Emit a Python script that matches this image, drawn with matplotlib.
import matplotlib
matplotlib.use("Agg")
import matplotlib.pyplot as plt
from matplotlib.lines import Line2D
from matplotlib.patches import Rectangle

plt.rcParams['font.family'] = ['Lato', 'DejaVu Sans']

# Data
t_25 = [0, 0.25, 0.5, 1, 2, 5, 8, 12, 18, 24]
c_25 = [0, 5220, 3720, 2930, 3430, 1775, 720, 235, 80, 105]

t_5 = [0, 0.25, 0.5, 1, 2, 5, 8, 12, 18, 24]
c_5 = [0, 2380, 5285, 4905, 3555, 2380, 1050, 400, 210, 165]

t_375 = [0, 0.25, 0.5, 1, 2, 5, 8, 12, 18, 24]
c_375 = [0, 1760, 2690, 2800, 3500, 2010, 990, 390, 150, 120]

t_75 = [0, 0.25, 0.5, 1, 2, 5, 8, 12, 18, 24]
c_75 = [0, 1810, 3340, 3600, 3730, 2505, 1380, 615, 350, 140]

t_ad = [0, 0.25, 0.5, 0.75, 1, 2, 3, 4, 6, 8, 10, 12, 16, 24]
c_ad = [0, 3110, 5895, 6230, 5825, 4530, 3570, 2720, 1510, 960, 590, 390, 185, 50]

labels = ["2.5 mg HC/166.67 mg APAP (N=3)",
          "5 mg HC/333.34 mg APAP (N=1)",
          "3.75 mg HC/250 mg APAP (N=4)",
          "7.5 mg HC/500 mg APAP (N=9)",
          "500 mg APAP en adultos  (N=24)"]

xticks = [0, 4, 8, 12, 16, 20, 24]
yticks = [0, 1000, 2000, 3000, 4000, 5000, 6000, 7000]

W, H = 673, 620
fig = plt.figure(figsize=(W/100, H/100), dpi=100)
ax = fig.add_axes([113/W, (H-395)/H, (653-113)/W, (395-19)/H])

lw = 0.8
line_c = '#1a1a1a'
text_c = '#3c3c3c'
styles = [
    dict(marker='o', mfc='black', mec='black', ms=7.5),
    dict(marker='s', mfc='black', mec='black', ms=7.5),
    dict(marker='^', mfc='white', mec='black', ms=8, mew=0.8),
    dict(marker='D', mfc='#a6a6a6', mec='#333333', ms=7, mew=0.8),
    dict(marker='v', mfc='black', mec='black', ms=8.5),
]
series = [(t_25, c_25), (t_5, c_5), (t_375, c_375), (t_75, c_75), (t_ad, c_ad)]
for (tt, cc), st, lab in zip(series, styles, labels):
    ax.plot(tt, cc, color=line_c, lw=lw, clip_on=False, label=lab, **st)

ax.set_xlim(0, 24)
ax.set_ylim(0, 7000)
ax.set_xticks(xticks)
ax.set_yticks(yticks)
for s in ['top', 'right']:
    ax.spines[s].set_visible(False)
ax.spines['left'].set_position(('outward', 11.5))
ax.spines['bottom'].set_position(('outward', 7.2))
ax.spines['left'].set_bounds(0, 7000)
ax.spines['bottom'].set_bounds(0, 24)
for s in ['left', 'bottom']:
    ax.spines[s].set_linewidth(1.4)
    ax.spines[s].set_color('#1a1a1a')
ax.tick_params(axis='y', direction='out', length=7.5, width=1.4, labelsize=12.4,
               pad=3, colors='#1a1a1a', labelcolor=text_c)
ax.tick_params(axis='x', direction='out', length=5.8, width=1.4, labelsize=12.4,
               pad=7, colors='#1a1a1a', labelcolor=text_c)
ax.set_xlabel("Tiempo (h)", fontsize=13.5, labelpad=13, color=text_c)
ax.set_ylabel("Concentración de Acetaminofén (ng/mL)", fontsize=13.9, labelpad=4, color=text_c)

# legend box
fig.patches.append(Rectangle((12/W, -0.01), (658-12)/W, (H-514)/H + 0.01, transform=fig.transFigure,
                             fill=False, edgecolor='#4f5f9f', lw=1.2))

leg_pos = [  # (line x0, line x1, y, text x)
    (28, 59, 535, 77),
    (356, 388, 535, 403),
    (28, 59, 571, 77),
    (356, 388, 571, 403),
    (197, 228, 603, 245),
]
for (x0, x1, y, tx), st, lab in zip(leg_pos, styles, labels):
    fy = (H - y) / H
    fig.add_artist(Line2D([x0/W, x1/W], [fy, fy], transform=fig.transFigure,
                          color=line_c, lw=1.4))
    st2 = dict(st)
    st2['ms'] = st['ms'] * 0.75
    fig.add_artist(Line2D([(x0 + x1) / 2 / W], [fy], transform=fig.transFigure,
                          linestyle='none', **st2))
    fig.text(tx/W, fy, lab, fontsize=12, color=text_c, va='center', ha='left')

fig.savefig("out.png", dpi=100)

○ ○ ○ ○

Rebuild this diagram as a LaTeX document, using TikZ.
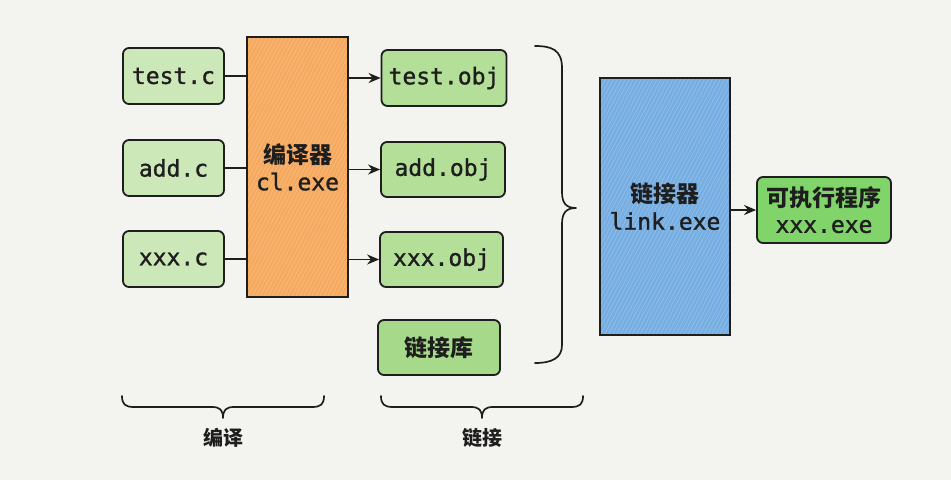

○ ○ ○ ○

◆ WORK TO DO
Exactly the lines above from the one with "Emit a Python" to the one with "390, 185, 50]", both included, are to be quoted; leave the rest out.

◆ RESPONSE TO THE TASK
Emit a Python script that matches this image, drawn with matplotlib.
import matplotlib
matplotlib.use("Agg")
import matplotlib.pyplot as plt
from matplotlib.lines import Line2D
from matplotlib.patches import Rectangle

plt.rcParams['font.family'] = ['Lato', 'DejaVu Sans']

# Data
t_25 = [0, 0.25, 0.5, 1, 2, 5, 8, 12, 18, 24]
c_25 = [0, 5220, 3720, 2930, 3430, 1775, 720, 235, 80, 105]

t_5 = [0, 0.25, 0.5, 1, 2, 5, 8, 12, 18, 24]
c_5 = [0, 2380, 5285, 4905, 3555, 2380, 1050, 400, 210, 165]

t_375 = [0, 0.25, 0.5, 1, 2, 5, 8, 12, 18, 24]
c_375 = [0, 1760, 2690, 2800, 3500, 2010, 990, 390, 150, 120]

t_75 = [0, 0.25, 0.5, 1, 2, 5, 8, 12, 18, 24]
c_75 = [0, 1810, 3340, 3600, 3730, 2505, 1380, 615, 350, 140]

t_ad = [0, 0.25, 0.5, 0.75, 1, 2, 3, 4, 6, 8, 10, 12, 16, 24]
c_ad = [0, 3110, 5895, 6230, 5825, 4530, 3570, 2720, 1510, 960, 590, 390, 185, 50]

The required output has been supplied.